One reason for this growth is that technology costs are being driven down. Ten years ago, MCI spent 65 per cent of its capital expenditures on the switching and transport pieces of its network. Five years from now, they will represent 10 per cent of capital."
Overall, MCI spends 6 per cent of its total costs on switching and transport and the rest is dominated by access fees (34 per cent), selling and administrative costs (49 per cent) and billing systems (11 per cent). In fact, he said, "it costs us twice as much to bill you for the service than it does to offer it to you".
He believes broadband networks, which offer high quality and high speed, will take the Internet to the next level. New applications are driving the demand for larger bandwidth, which doubles every 3.5 months. "Bill Gates [of Microsoft] believes bandwidth should be free," he said. "We think software should be free!"
MCI Worldcom's Internet network this year is 10 times the size of what it was last year and by next year it will be 10 times this size again. He expects 99 per cent of its bandwidth will be the Internet by 2004. "Voice will be a niche market," he said.
The biggest drivers of change, though, are what he termed the Silicon Cockroaches. These are computer to computer communications that are live, active, breed quickly and require more bandwidth. They can send huge amounts of traffic in short bursts.

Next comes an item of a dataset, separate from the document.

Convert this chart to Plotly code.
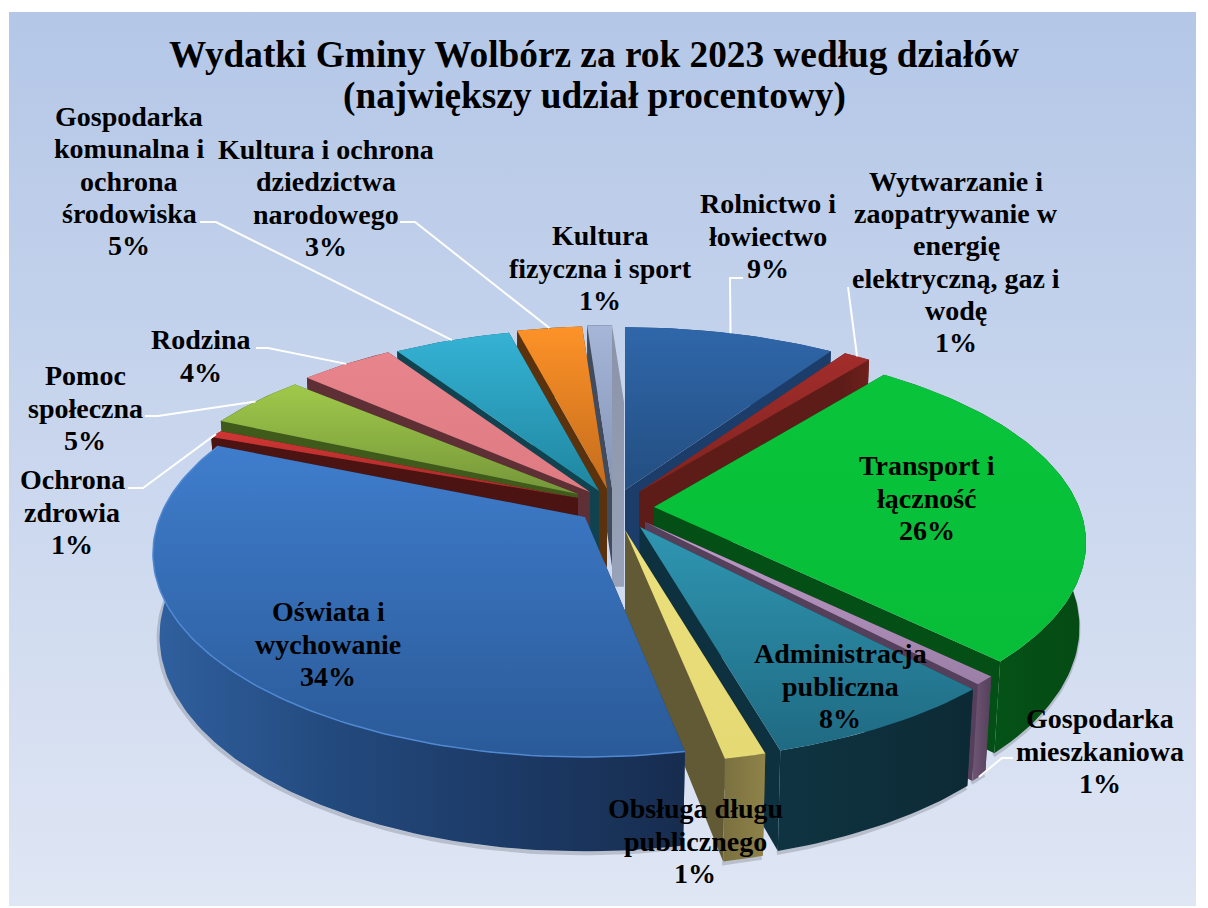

One observer has envisaged that by next year each person will have five Internet-access devices on their person at any one time. These could include pagers, PalmPilots, Web phones, digital day-timers and Internet watches.
International Data Corp (IDC) projects, for example, that 12.2 million non-PC, Internetaccess devices will be sold next year - nearly matching the sale of personal computers. By 2002, the number of low-end, Internet-connected devices is expected to reach 55.7 million, according to IDC.
Jupiter Communications, meanwhile, projects that more than 10 million mobile phones will be capable of accessing Internet data by 2002.
What the Internet basically has done, said Mr Sidgmore, is change the playing field and allow new companies break onto the scene. Previously unknown companies, like Amazon, eBay and E*Trade, can compete with large companies and therefore make the world more competitive. The winners, he believes, will be those that have the best marketing ideas, the best service, the most knowledge of their customers, and the best use of the Internet.
MCI Worldcom itself has not been standing still. It has been deploying its technology as quickly as possible through 70 acquisitions in the last four years and by investing in infrastructure. To strengthen what it calls its OnNet strategy, it has built two trans-Atlantic cable systems and another two under the sea to Asia-Pacific.
Two years ago, it became the first company to build an inter-city, inter-country network that covers all the major financial centres in Europe. "We are deploying these capabilities this rapidly because we see unprecedented growth driven by the Internet," Mr Sidgmore said.
He was adamant that MCI Worldcom wants to deliver bundled, integrated services on its own network, rather than outsource it to a consortium. This way it can control its own costs, products and pace.
Now, in what Mr Sidgmore called the "Golden Age of Communications", MCI is looking to see how it can enter the wireless world. Traditionally, wireless devices have not been as important a part of business in the United States as they have been in Europe. One reason is that telephone carriers rarely sell them bundled together with their Internet, local and long distance offerings. But in the next three years they probably will.
Mr Sidgmore sees three options facing MCI Worldcom: to acquire a wireless company; to wait a few years until a phone company goes out of business; or to build its own wireless network. "I would be surprised if we don't have a presence in wireless communications in Europe in three years time," he said.